Jane Harper’s sequel to The Dry brings back Melbourne investigator Aaron Falk, who had been covertly working with Alice, one of the teambuilding participants, to get some inside information on financial malfeasance at her company. When Alice fails to return with the rest of the group, Aaron and his partner Carmen Cooper are called in.
The book alternates chapters told in flashback which show the reader just what happened on the hellish outing with ones describing the investigation. We learn that Alice’s group got lost in the bush, and as the women ran out of food and water, they gradually begin to turn on each other. Harper’s writing is so vivid that reading about the teambuilding exercise almost becomes uncomfortable; I am someone who prizes comfortable shoes, so the descriptions of one participant hiking for miles in chafing, ill-fitting footwear practically had me rubbing my heels in sympathy. Of course, a few blisters are nothing compared to a snakebite. (Everything in Australia wants to kill you!)
Force of Nature isn’t quite as assured as The Dry, mainly because Harper overloads the book with complications: two of the women on the trip are identical twins with a fraught relationship; two other women, including Alice, have troubled teenage daughters; Falk’s partner Carmen is engaged to be married, but there’s some bubbling sexual tension between the two agents. Then there’s the long-dead (or is he?) serial killer. The Dry benefited from its focus on Falk and his backstory, while Force of Nature feels a little more scattered, as if Harper kept coming up with ideas and just decided to throw them all into the mix. Still, she does very well at building suspense, and Falk is a likable and sympathetic character. Chances are that anyone who reads Force of Nature will run the other way if their company ever tries to send them on an Outward Bound-type retreat.

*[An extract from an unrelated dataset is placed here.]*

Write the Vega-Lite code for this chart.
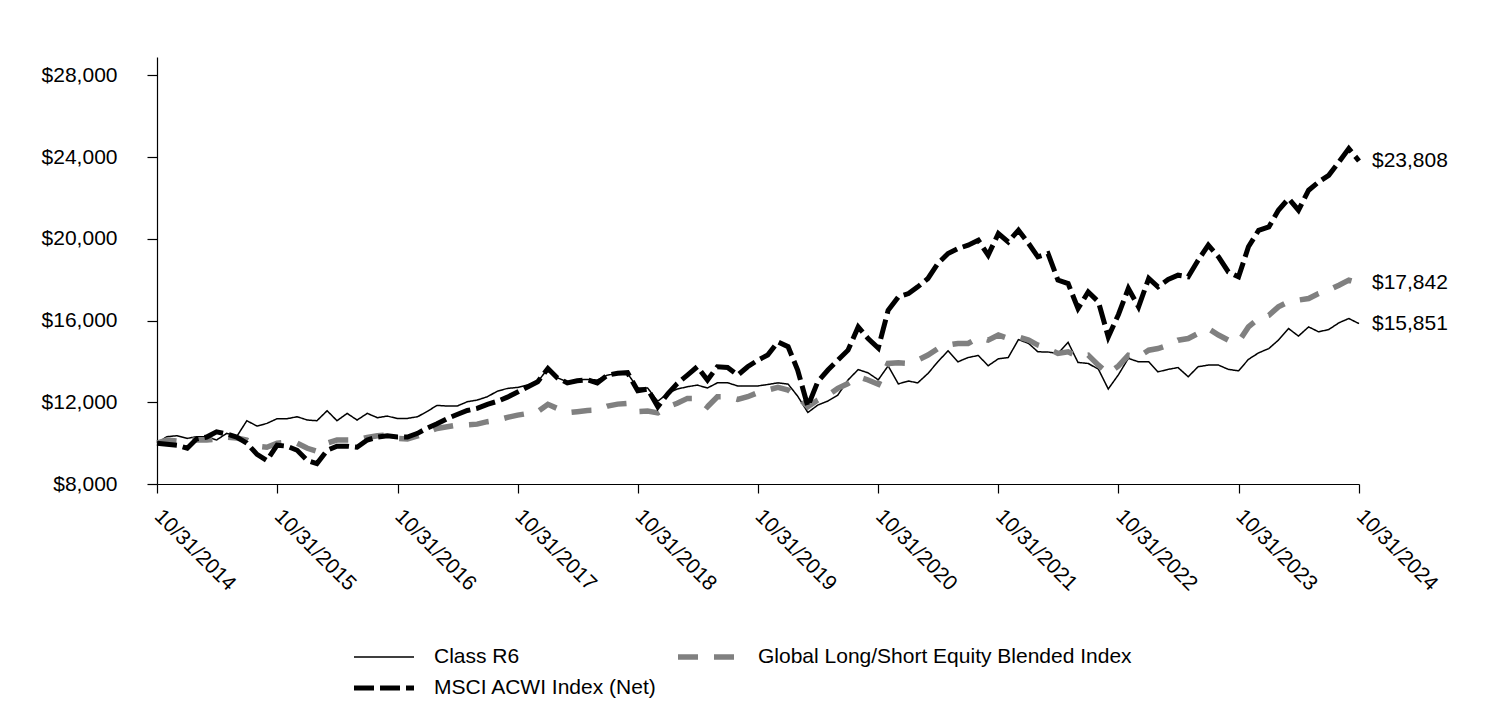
{
  "$schema": "https://vega.github.io/schema/vega-lite/v6.json",
  "width": 1202,
  "height": 427,
  "autosize": {"type": "none"},
  "padding": {"left": 157, "top": 57, "right": 141, "bottom": 218},
  "background": "white",
  "config": {
    "font": "Liberation Sans",
    "view": {"stroke": null},
    "axis": {"grid": false, "domainColor": "#000000", "tickColor": "#000000", "labelColor": "#000000", "labelFontSize": 21, "labelFont": "Liberation Sans", "title": null, "domainWidth": 1.2, "tickWidth": 1.2}
  },
  "data": {
    "format": {"parse": {"date": "date"}},
    "values": [
      {"date": "2014-10-31", "r6": 10000, "glob": 10000, "msci": 10000},
      {"date": "2014-11-30", "r6": 10315, "glob": 10150, "msci": 9950},
      {"date": "2014-12-31", "r6": 10363, "glob": 10100, "msci": 9900},
      {"date": "2015-01-31", "r6": 10233, "glob": 10150, "msci": 9750},
      {"date": "2015-02-28", "r6": 10315, "glob": 10150, "msci": 10200},
      {"date": "2015-03-31", "r6": 10315, "glob": 10150, "msci": 10300},
      {"date": "2015-04-30", "r6": 10152, "glob": 10200, "msci": 10550},
      {"date": "2015-05-31", "r6": 10480, "glob": 10300, "msci": 10450},
      {"date": "2015-06-30", "r6": 10315, "glob": 10250, "msci": 10300},
      {"date": "2015-07-31", "r6": 11097, "glob": 10150, "msci": 10000},
      {"date": "2015-08-31", "r6": 10836, "glob": 9850, "msci": 9450},
      {"date": "2015-09-30", "r6": 10966, "glob": 9800, "msci": 9150},
      {"date": "2015-10-31", "r6": 11195, "glob": 10000, "msci": 9900},
      {"date": "2015-11-30", "r6": 11195, "glob": 10050, "msci": 9850},
      {"date": "2015-12-31", "r6": 11293, "glob": 10000, "msci": 9650},
      {"date": "2016-01-31", "r6": 11130, "glob": 9750, "msci": 9150},
      {"date": "2016-02-29", "r6": 11097, "glob": 9600, "msci": 9000},
      {"date": "2016-03-31", "r6": 11586, "glob": 10000, "msci": 9650},
      {"date": "2016-04-30", "r6": 11097, "glob": 10150, "msci": 9850},
      {"date": "2016-05-31", "r6": 11456, "glob": 10150, "msci": 9850},
      {"date": "2016-06-30", "r6": 11130, "glob": 10150, "msci": 9800},
      {"date": "2016-07-31", "r6": 11456, "glob": 10280, "msci": 10150},
      {"date": "2016-08-31", "r6": 11244, "glob": 10360, "msci": 10300},
      {"date": "2016-09-30", "r6": 11325, "glob": 10400, "msci": 10360},
      {"date": "2016-10-31", "r6": 11200, "glob": 10230, "msci": 10300},
      {"date": "2016-11-30", "r6": 11211, "glob": 10200, "msci": 10300},
      {"date": "2016-12-31", "r6": 11293, "glob": 10350, "msci": 10480},
      {"date": "2017-01-31", "r6": 11570, "glob": 10550, "msci": 10750},
      {"date": "2017-02-28", "r6": 11847, "glob": 10720, "msci": 10950},
      {"date": "2017-03-31", "r6": 11814, "glob": 10800, "msci": 11200},
      {"date": "2017-04-30", "r6": 11814, "glob": 10880, "msci": 11400},
      {"date": "2017-05-31", "r6": 12026, "glob": 10900, "msci": 11600},
      {"date": "2017-06-30", "r6": 12108, "glob": 10930, "msci": 11700},
      {"date": "2017-07-31", "r6": 12271, "glob": 11050, "msci": 11900},
      {"date": "2017-08-31", "r6": 12548, "glob": 11130, "msci": 12050},
      {"date": "2017-09-30", "r6": 12678, "glob": 11260, "msci": 12250},
      {"date": "2017-10-31", "r6": 12727, "glob": 11370, "msci": 12500},
      {"date": "2017-11-30", "r6": 12841, "glob": 11450, "msci": 12750},
      {"date": "2017-12-31", "r6": 13004, "glob": 11540, "msci": 13000},
      {"date": "2018-01-31", "r6": 13650, "glob": 11900, "msci": 13650},
      {"date": "2018-02-28", "r6": 13200, "glob": 11700, "msci": 13200},
      {"date": "2018-03-31", "r6": 13000, "glob": 11490, "msci": 12950},
      {"date": "2018-04-30", "r6": 13090, "glob": 11540, "msci": 13050},
      {"date": "2018-05-31", "r6": 13120, "glob": 11600, "msci": 13100},
      {"date": "2018-06-30", "r6": 13090, "glob": 11620, "msci": 12950},
      {"date": "2018-07-31", "r6": 13330, "glob": 11810, "msci": 13330},
      {"date": "2018-08-31", "r6": 13410, "glob": 11910, "msci": 13420},
      {"date": "2018-09-30", "r6": 13410, "glob": 11950, "msci": 13450},
      {"date": "2018-10-31", "r6": 12700, "glob": 11540, "msci": 12560},
      {"date": "2018-11-30", "r6": 12700, "glob": 11570, "msci": 12650},
      {"date": "2018-12-31", "r6": 12050, "glob": 11480, "msci": 11780},
      {"date": "2019-01-31", "r6": 12450, "glob": 11780, "msci": 12430},
      {"date": "2019-02-28", "r6": 12650, "glob": 11950, "msci": 12920},
      {"date": "2019-03-31", "r6": 12760, "glob": 12190, "msci": 13330},
      {"date": "2019-04-30", "r6": 12840, "glob": 12190, "msci": 13740},
      {"date": "2019-05-31", "r6": 12700, "glob": 11780, "msci": 13090},
      {"date": "2019-06-30", "r6": 12950, "glob": 12270, "msci": 13740},
      {"date": "2019-07-31", "r6": 12955, "glob": 12270, "msci": 13700},
      {"date": "2019-08-31", "r6": 12800, "glob": 12140, "msci": 13330},
      {"date": "2019-09-30", "r6": 12800, "glob": 12270, "msci": 13740},
      {"date": "2019-10-31", "r6": 12800, "glob": 12470, "msci": 14060},
      {"date": "2019-11-30", "r6": 12870, "glob": 12600, "msci": 14310},
      {"date": "2019-12-31", "r6": 12950, "glob": 12730, "msci": 14960},
      {"date": "2020-01-31", "r6": 12890, "glob": 12600, "msci": 14720},
      {"date": "2020-02-29", "r6": 12300, "glob": 12270, "msci": 13580},
      {"date": "2020-03-31", "r6": 11500, "glob": 11780, "msci": 11800},
      {"date": "2020-04-30", "r6": 11860, "glob": 12110, "msci": 13000},
      {"date": "2020-05-31", "r6": 12060, "glob": 12350, "msci": 13580},
      {"date": "2020-06-30", "r6": 12350, "glob": 12680, "msci": 14060},
      {"date": "2020-07-31", "r6": 13090, "glob": 12920, "msci": 14550},
      {"date": "2020-08-31", "r6": 13600, "glob": 13250, "msci": 15690},
      {"date": "2020-09-30", "r6": 13440, "glob": 13090, "msci": 15120},
      {"date": "2020-10-31", "r6": 13100, "glob": 12880, "msci": 14650},
      {"date": "2020-11-30", "r6": 13780, "glob": 13900, "msci": 16500},
      {"date": "2020-12-31", "r6": 12900, "glob": 13930, "msci": 17160},
      {"date": "2021-01-31", "r6": 13040, "glob": 13900, "msci": 17320},
      {"date": "2021-02-28", "r6": 12950, "glob": 14060, "msci": 17650},
      {"date": "2021-03-31", "r6": 13410, "glob": 14310, "msci": 18060},
      {"date": "2021-04-30", "r6": 13980, "glob": 14630, "msci": 18790},
      {"date": "2021-05-31", "r6": 14520, "glob": 14800, "msci": 19280},
      {"date": "2021-06-30", "r6": 13980, "glob": 14880, "msci": 19520},
      {"date": "2021-07-31", "r6": 14190, "glob": 14880, "msci": 19690},
      {"date": "2021-08-31", "r6": 14290, "glob": 15160, "msci": 19930},
      {"date": "2021-09-30", "r6": 13790, "glob": 15040, "msci": 19200},
      {"date": "2021-10-31", "r6": 14130, "glob": 15290, "msci": 20260},
      {"date": "2021-11-30", "r6": 14190, "glob": 15120, "msci": 19850},
      {"date": "2021-12-31", "r6": 15070, "glob": 15200, "msci": 20420},
      {"date": "2022-01-31", "r6": 14880, "glob": 15040, "msci": 19770},
      {"date": "2022-02-28", "r6": 14470, "glob": 14800, "msci": 19120},
      {"date": "2022-03-31", "r6": 14460, "glob": 14630, "msci": 19280},
      {"date": "2022-04-30", "r6": 14390, "glob": 14390, "msci": 17980},
      {"date": "2022-05-31", "r6": 14930, "glob": 14470, "msci": 17810},
      {"date": "2022-06-30", "r6": 13950, "glob": 14230, "msci": 16590},
      {"date": "2022-07-31", "r6": 13900, "glob": 14310, "msci": 17400},
      {"date": "2022-08-31", "r6": 13620, "glob": 13820, "msci": 16920},
      {"date": "2022-09-30", "r6": 12650, "glob": 13410, "msci": 15200},
      {"date": "2022-10-31", "r6": 13350, "glob": 13780, "msci": 16300},
      {"date": "2022-11-30", "r6": 14150, "glob": 14300, "msci": 17570},
      {"date": "2022-12-31", "r6": 13980, "glob": 14230, "msci": 16670},
      {"date": "2023-01-31", "r6": 13980, "glob": 14550, "msci": 18060},
      {"date": "2023-02-28", "r6": 13490, "glob": 14630, "msci": 17650},
      {"date": "2023-03-31", "r6": 13610, "glob": 14800, "msci": 18010},
      {"date": "2023-04-30", "r6": 13700, "glob": 15040, "msci": 18220},
      {"date": "2023-05-31", "r6": 13250, "glob": 15120, "msci": 18140},
      {"date": "2023-06-30", "r6": 13740, "glob": 15370, "msci": 18950},
      {"date": "2023-07-31", "r6": 13820, "glob": 15610, "msci": 19690},
      {"date": "2023-08-31", "r6": 13820, "glob": 15290, "msci": 19120},
      {"date": "2023-09-30", "r6": 13610, "glob": 15040, "msci": 18380},
      {"date": "2023-10-31", "r6": 13540, "glob": 14960, "msci": 18140},
      {"date": "2023-11-30", "r6": 14100, "glob": 15690, "msci": 19610},
      {"date": "2023-12-31", "r6": 14420, "glob": 16100, "msci": 20420},
      {"date": "2024-01-31", "r6": 14630, "glob": 16260, "msci": 20580},
      {"date": "2024-02-29", "r6": 15040, "glob": 16670, "msci": 21400},
      {"date": "2024-03-31", "r6": 15610, "glob": 16920, "msci": 21970},
      {"date": "2024-04-30", "r6": 15240, "glob": 17000, "msci": 21400},
      {"date": "2024-05-31", "r6": 15690, "glob": 17080, "msci": 22380},
      {"date": "2024-06-30", "r6": 15450, "glob": 17320, "msci": 22780},
      {"date": "2024-07-31", "r6": 15560, "glob": 17490, "msci": 23110},
      {"date": "2024-08-31", "r6": 15890, "glob": 17730, "msci": 23760},
      {"date": "2024-09-30", "r6": 16100, "glob": 17980, "msci": 24420},
      {"date": "2024-10-31", "r6": 15851, "glob": 17842, "msci": 23808}
    ]
  },
  "transform": [
    {"fold": ["r6", "glob", "msci"], "as": ["series", "value"]}
  ],
  "encoding": {
    "x": {
      "field": "date",
      "type": "temporal",
      "scale": {"type": "utc", "domain": [{"year": 2014, "month": 10, "date": 31, "utc": true}, {"year": 2024, "month": 10, "date": 31, "utc": true}]},
      "axis": {
        "values": [
          {"year": 2014, "month": 10, "date": 31, "utc": true},
          {"year": 2015, "month": 10, "date": 31, "utc": true},
          {"year": 2016, "month": 10, "date": 31, "utc": true},
          {"year": 2017, "month": 10, "date": 31, "utc": true},
          {"year": 2018, "month": 10, "date": 31, "utc": true},
          {"year": 2019, "month": 10, "date": 31, "utc": true},
          {"year": 2020, "month": 10, "date": 31, "utc": true},
          {"year": 2021, "month": 10, "date": 31, "utc": true},
          {"year": 2022, "month": 10, "date": 31, "utc": true},
          {"year": 2023, "month": 10, "date": 31, "utc": true},
          {"year": 2024, "month": 10, "date": 31, "utc": true}
        ],
        "labelExpr": "utcFormat(datum.value, '%m/%d/%Y')",
        "labelAngle": 45,
        "labelAlign": "left",
        "labelBaseline": "top",
        "labelPadding": 12,
        "labelOffset": 8,
        "tickSize": 9,
        "labelFlush": false,
        "labelOverlap": false
      }
    },
    "y": {
      "field": "value",
      "type": "quantitative",
      "scale": {"domain": [8000, 28900], "nice": false, "zero": false},
      "axis": {
        "values": [8000, 12000, 16000, 20000, 24000, 28000],
        "format": "$,.0f",
        "tickSize": 10,
        "labelPadding": 30
      }
    }
  },
  "layer": [
    {
      "mark": {"type": "line", "strokeCap": "butt", "strokeJoin": "miter"},
      "encoding": {
        "color": {
          "field": "series",
          "type": "nominal",
          "scale": {"domain": ["r6", "msci", "glob"], "range": ["#000000", "#000000", "#808080"]},
          "legend": {
            "orient": "none",
            "legendX": 194,
            "legendY": 588,
            "columns": 2,
            "title": null,
            "labelFontSize": 21,
            "labelColor": "#000000",
            "labelLimit": 600,
            "symbolType": "stroke",
            "symbolSize": 3600,
            "labelOffset": 17,
            "columnPadding": 18,
            "clipHeight": 24,
            "rowPadding": 7,
            "labelExpr": "datum.value == 'r6' ? 'Class R6' : datum.value == 'glob' ? 'Global Long/Short Equity Blended Index' : 'MSCI ACWI Index (Net)'"
          }
        },
        "strokeDash": {
          "field": "series",
          "type": "nominal",
          "scale": {"domain": ["r6", "msci", "glob"], "range": [[1, 0], [20, 6], [20, 16]]}
        },
        "strokeWidth": {
          "field": "series",
          "type": "nominal",
          "scale": {"type": "ordinal", "domain": ["r6", "msci", "glob"], "range": [1.5, 5, 5.5]}
        }
      }
    },
    {
      "transform": [{"filter": "utcyear(datum.date) == 2024 && utcmonth(datum.date) == 9"}],
      "mark": {"type": "text", "align": "left", "baseline": "middle", "dx": 13, "fontSize": 21, "color": "#000000"},
      "encoding": {
        "text": {"field": "value", "type": "quantitative", "format": "$,.0f"}
      }
    }
  ]
}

“It’s the lack of water here. Makes the whole town crazy.”
So says a character in The Dry, Jane Harper’s mystery set during a seemingly never-ending drought in a remote Australian town. Melbourne federal agent Aaron Falk has stayed away from Kiewarra, where he grew up, for many years, but he is persuaded to come back by the father of his childhood best friend, Luke. It appears that Luke killed his wife and young son in a murder-suicide, and the grieving dad demands Falk’s presence at the funeral.
Of course, Falk soon begins to realize that the small town is a cauldron of secrets, and not everyone is glad to see him again—most residents recall the long-ago death of a 16-year-old girl, and the fact that many in Kiewarra believed Falk to be responsible. He did have an alibi, provided by Luke. But the girl’s outraged father ran the teenaged Falk and his dad (Falk’s mother had died in childbirth) out of town. The man is still alive, and while he appears to be suffering some age-related memory loss, he has not forgotten Falk.
Believing there’s more to the deaths of Luke and his family than meets the eye, Falk begins to investigate, aided by the town’s policeman, Raco. One of the best things about The Dry is that Raco is not the ignorant, territorial small-town local cop too often seen in mysteries; he eagerly accepts Falk’s help, teaming up with him to hunt for clues, and he’s a smart and ambitious officer hoping to use his time in Kiewarra as a stepping stone to bigger and better things.
The Dry really makes you feel the searing heat of southern Australia, a place where the rushing river of Falk’s youth is now completely gone, and the arid land has driven people to commit desperate acts. And don’t just take my word for it; producer and actress Reese Witherspoon, who famously bought the movie rights to Gone Girl before it became a mega-best seller, has made The Dry her latest acquisition.